------ DATASET CONTENT ------

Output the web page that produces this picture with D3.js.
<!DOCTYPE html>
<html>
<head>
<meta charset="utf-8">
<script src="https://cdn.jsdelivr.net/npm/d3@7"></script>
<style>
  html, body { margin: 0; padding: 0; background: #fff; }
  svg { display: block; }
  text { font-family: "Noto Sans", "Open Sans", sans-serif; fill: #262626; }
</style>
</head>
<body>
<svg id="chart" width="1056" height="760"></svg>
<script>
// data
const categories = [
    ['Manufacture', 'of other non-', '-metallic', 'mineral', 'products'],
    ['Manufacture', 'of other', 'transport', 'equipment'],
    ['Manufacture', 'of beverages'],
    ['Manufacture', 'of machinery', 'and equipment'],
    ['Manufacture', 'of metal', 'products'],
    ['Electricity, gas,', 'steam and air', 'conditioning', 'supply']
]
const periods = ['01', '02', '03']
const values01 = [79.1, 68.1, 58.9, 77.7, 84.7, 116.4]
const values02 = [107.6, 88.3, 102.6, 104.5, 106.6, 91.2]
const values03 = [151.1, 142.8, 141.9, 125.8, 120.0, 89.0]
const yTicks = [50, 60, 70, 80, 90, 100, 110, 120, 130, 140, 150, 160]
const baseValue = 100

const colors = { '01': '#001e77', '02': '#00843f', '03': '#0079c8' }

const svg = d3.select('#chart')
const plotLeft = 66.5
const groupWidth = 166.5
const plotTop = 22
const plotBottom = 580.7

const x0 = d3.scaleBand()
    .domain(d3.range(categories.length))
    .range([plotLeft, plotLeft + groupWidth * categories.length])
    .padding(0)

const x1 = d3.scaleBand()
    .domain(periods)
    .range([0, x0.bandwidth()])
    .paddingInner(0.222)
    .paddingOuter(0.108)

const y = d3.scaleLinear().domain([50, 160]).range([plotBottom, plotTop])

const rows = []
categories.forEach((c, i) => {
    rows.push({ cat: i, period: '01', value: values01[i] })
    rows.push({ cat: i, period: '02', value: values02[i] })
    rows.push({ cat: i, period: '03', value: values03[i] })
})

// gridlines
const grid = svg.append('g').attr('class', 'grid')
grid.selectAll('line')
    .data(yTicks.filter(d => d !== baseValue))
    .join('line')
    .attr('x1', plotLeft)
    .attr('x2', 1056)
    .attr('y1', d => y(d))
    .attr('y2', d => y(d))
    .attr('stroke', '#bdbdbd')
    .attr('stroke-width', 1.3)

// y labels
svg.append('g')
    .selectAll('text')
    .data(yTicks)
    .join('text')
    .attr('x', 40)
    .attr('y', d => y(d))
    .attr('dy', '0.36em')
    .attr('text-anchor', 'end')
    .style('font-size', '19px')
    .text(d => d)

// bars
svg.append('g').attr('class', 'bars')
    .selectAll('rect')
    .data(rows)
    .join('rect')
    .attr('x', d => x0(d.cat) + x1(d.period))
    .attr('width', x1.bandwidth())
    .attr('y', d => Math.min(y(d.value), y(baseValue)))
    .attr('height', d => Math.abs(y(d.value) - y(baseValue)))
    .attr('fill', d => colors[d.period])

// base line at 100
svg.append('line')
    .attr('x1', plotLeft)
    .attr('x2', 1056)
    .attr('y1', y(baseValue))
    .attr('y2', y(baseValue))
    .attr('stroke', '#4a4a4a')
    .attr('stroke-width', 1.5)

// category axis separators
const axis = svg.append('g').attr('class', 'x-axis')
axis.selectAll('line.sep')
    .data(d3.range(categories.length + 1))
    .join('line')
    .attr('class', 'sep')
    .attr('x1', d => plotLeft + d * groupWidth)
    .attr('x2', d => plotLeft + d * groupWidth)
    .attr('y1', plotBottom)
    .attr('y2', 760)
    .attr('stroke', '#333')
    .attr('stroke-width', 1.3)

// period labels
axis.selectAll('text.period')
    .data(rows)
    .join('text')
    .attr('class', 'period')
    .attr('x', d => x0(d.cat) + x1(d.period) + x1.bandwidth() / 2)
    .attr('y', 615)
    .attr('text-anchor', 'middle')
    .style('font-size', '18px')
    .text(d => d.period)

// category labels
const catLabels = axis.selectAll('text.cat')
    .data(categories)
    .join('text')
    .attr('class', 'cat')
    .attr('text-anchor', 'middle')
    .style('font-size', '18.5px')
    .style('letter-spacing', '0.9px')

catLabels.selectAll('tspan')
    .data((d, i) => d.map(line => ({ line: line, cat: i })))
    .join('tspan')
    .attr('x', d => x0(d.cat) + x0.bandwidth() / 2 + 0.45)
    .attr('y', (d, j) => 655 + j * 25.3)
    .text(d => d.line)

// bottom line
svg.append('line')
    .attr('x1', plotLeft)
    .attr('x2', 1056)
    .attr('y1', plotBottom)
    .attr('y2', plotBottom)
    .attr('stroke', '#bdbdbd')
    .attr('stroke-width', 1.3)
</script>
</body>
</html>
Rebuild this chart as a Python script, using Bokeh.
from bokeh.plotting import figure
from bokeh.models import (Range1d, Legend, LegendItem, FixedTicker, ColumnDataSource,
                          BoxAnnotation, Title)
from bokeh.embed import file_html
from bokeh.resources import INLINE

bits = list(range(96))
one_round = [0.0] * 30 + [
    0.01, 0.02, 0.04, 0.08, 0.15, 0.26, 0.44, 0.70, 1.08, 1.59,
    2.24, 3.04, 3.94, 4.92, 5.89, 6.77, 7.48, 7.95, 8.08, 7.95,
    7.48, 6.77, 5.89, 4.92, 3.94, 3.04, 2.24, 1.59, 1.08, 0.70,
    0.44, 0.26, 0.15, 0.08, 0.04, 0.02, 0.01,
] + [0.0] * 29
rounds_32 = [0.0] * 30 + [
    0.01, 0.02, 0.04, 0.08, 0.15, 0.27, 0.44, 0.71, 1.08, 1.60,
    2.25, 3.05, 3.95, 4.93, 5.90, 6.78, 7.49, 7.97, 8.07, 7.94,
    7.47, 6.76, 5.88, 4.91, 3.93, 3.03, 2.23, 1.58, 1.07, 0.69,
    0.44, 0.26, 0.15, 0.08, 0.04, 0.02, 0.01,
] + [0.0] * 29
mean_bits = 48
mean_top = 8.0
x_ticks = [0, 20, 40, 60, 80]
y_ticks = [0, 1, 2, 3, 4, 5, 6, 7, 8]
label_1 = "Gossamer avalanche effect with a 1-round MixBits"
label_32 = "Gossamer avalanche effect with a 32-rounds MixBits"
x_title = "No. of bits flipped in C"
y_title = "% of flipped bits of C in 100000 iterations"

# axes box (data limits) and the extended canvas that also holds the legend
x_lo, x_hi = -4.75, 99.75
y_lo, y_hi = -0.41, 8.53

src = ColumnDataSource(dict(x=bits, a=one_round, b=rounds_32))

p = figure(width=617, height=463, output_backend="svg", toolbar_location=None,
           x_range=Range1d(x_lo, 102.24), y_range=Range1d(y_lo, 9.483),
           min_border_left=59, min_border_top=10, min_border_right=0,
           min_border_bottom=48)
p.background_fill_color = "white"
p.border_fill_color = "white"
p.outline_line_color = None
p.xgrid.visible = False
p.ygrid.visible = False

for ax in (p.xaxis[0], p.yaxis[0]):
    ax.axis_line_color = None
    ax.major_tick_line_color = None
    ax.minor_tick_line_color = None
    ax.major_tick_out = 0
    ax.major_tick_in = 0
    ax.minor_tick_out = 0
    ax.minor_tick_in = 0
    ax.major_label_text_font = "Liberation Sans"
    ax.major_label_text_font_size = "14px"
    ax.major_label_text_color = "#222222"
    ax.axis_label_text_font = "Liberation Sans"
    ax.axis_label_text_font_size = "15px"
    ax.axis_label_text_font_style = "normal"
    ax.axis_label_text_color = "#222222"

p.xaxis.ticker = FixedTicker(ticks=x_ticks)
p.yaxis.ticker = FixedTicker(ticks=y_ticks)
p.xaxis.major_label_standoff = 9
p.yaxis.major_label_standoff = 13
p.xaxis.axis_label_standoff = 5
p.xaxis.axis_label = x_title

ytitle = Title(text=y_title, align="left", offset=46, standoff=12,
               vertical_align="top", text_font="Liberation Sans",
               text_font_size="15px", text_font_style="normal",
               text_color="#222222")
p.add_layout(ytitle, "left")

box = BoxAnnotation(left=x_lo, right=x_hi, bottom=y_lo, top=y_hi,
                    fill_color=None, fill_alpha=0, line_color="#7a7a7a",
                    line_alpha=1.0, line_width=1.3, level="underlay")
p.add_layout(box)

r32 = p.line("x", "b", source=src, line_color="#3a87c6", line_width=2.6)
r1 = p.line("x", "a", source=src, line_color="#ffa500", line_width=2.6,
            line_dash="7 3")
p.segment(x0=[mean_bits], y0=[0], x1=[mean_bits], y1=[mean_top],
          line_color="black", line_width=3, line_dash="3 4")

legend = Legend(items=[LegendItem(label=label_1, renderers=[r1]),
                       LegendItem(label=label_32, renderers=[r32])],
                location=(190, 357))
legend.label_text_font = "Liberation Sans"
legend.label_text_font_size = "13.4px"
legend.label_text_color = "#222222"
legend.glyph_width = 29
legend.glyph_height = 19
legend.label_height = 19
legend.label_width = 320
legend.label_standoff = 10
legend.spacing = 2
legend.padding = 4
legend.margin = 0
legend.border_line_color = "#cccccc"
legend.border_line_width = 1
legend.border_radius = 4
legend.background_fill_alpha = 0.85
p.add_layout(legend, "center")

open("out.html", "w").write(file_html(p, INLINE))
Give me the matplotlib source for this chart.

------

• WHAT IS NEEDED: Everything from the line that contains "Rebuild this chart" through the line that contains "from bokeh.resources import INLINE" is to be transcribed exactly, and nothing outside that range.

• TASK RESPONSE:
Rebuild this chart as a Python script, using Bokeh.
from bokeh.plotting import figure
from bokeh.models import (Range1d, Legend, LegendItem, FixedTicker, ColumnDataSource,
                          BoxAnnotation, Title)
from bokeh.embed import file_html
from bokeh.resources import INLINE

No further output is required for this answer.